>> begin DATASET EXTRACT

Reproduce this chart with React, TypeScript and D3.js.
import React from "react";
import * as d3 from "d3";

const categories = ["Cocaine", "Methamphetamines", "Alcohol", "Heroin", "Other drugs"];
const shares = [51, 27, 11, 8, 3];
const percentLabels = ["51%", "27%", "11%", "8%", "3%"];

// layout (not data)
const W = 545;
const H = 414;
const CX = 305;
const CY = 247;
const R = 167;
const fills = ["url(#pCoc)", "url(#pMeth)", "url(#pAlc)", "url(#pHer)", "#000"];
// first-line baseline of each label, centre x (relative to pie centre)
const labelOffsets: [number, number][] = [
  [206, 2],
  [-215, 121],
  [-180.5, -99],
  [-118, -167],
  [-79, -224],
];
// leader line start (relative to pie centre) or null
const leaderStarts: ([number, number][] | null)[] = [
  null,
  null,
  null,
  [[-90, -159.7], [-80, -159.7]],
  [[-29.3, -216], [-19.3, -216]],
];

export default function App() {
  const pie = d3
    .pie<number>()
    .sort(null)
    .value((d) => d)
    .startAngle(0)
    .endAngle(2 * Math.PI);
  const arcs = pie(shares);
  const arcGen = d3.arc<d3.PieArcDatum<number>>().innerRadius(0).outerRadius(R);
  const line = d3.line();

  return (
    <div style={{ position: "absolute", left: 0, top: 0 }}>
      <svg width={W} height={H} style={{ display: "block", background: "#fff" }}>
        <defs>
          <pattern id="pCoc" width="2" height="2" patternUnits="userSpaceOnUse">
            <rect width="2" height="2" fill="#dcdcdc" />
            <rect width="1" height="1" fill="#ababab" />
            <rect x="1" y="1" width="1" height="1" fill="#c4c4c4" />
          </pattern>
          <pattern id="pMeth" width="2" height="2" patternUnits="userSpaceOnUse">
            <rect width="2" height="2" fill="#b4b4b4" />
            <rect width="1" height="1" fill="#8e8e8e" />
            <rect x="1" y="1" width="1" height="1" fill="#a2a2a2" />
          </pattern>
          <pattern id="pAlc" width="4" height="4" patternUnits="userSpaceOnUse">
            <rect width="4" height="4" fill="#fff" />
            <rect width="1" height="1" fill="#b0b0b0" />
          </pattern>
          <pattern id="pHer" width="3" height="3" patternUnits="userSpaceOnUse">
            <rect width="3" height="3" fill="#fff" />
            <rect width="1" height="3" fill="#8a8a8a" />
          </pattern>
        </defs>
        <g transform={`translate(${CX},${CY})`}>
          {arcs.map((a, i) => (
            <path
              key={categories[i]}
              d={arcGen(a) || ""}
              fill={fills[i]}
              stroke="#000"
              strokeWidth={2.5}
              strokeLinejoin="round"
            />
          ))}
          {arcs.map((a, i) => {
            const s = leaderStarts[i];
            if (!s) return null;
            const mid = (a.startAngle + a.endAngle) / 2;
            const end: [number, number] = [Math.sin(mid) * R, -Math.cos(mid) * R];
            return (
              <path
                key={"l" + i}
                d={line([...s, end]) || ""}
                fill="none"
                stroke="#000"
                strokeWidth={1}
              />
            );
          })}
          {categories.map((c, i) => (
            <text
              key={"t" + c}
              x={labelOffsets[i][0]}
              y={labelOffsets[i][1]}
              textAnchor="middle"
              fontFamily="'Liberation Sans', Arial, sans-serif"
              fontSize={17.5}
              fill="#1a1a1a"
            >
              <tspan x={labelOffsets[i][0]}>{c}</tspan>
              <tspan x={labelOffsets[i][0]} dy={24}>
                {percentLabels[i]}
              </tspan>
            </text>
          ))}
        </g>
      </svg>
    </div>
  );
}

>> end DATASET EXTRACT

*TASK*. All of the data needs to be reproduced exactly, with no line missing.

*ANSWER TO THE PROBLEM*.
Reproduce this chart with React, TypeScript and D3.js.
import React from "react";
import * as d3 from "d3";

const categories = ["Cocaine", "Methamphetamines", "Alcohol", "Heroin", "Other drugs"];
const shares = [51, 27, 11, 8, 3];
const percentLabels = ["51%", "27%", "11%", "8%", "3%"];

// layout (not data)
const W = 545;
const H = 414;
const CX = 305;
const CY = 247;
const R = 167;
const fills = ["url(#pCoc)", "url(#pMeth)", "url(#pAlc)", "url(#pHer)", "#000"];
// first-line baseline of each label, centre x (relative to pie centre)
const labelOffsets: [number, number][] = [
  [206, 2],
  [-215, 121],
  [-180.5, -99],
  [-118, -167],
  [-79, -224],
];
// leader line start (relative to pie centre) or null
const leaderStarts: ([number, number][] | null)[] = [
  null,
  null,
  null,
  [[-90, -159.7], [-80, -159.7]],
  [[-29.3, -216], [-19.3, -216]],
];

export default function App() {
  const pie = d3
    .pie<number>()
    .sort(null)
    .value((d) => d)
    .startAngle(0)
    .endAngle(2 * Math.PI);
  const arcs = pie(shares);
  const arcGen = d3.arc<d3.PieArcDatum<number>>().innerRadius(0).outerRadius(R);
  const line = d3.line();

  return (
    <div style={{ position: "absolute", left: 0, top: 0 }}>
      <svg width={W} height={H} style={{ display: "block", background: "#fff" }}>
        <defs>
          <pattern id="pCoc" width="2" height="2" patternUnits="userSpaceOnUse">
            <rect width="2" height="2" fill="#dcdcdc" />
            <rect width="1" height="1" fill="#ababab" />
            <rect x="1" y="1" width="1" height="1" fill="#c4c4c4" />
          </pattern>
          <pattern id="pMeth" width="2" height="2" patternUnits="userSpaceOnUse">
            <rect width="2" height="2" fill="#b4b4b4" />
            <rect width="1" height="1" fill="#8e8e8e" />
            <rect x="1" y="1" width="1" height="1" fill="#a2a2a2" />
          </pattern>
          <pattern id="pAlc" width="4" height="4" patternUnits="userSpaceOnUse">
            <rect width="4" height="4" fill="#fff" />
            <rect width="1" height="1" fill="#b0b0b0" />
          </pattern>
          <pattern id="pHer" width="3" height="3" patternUnits="userSpaceOnUse">
            <rect width="3" height="3" fill="#fff" />
            <rect width="1" height="3" fill="#8a8a8a" />
          </pattern>
        </defs>
        <g transform={`translate(${CX},${CY})`}>
          {arcs.map((a, i) => (
            <path
              key={categories[i]}
              d={arcGen(a) || ""}
              fill={fills[i]}
              stroke="#000"
              strokeWidth={2.5}
              strokeLinejoin="round"
            />
          ))}
          {arcs.map((a, i) => {
            const s = leaderStarts[i];
            if (!s) return null;
            const mid = (a.startAngle + a.endAngle) / 2;
            const end: [number, number] = [Math.sin(mid) * R, -Math.cos(mid) * R];
            return (
              <path
                key={"l" + i}
                d={line([...s, end]) || ""}
                fill="none"
                stroke="#000"
                strokeWidth={1}
              />
            );
          })}
          {categories.map((c, i) => (
            <text
              key={"t" + c}
              x={labelOffsets[i][0]}
              y={labelOffsets[i][1]}
              textAnchor="middle"
              fontFamily="'Liberation Sans', Arial, sans-serif"
              fontSize={17.5}
              fill="#1a1a1a"
            >
              <tspan x={labelOffsets[i][0]}>{c}</tspan>
              <tspan x={labelOffsets[i][0]} dy={24}>
                {percentLabels[i]}
              </tspan>
            </text>
          ))}
        </g>
      </svg>
    </div>
  );
}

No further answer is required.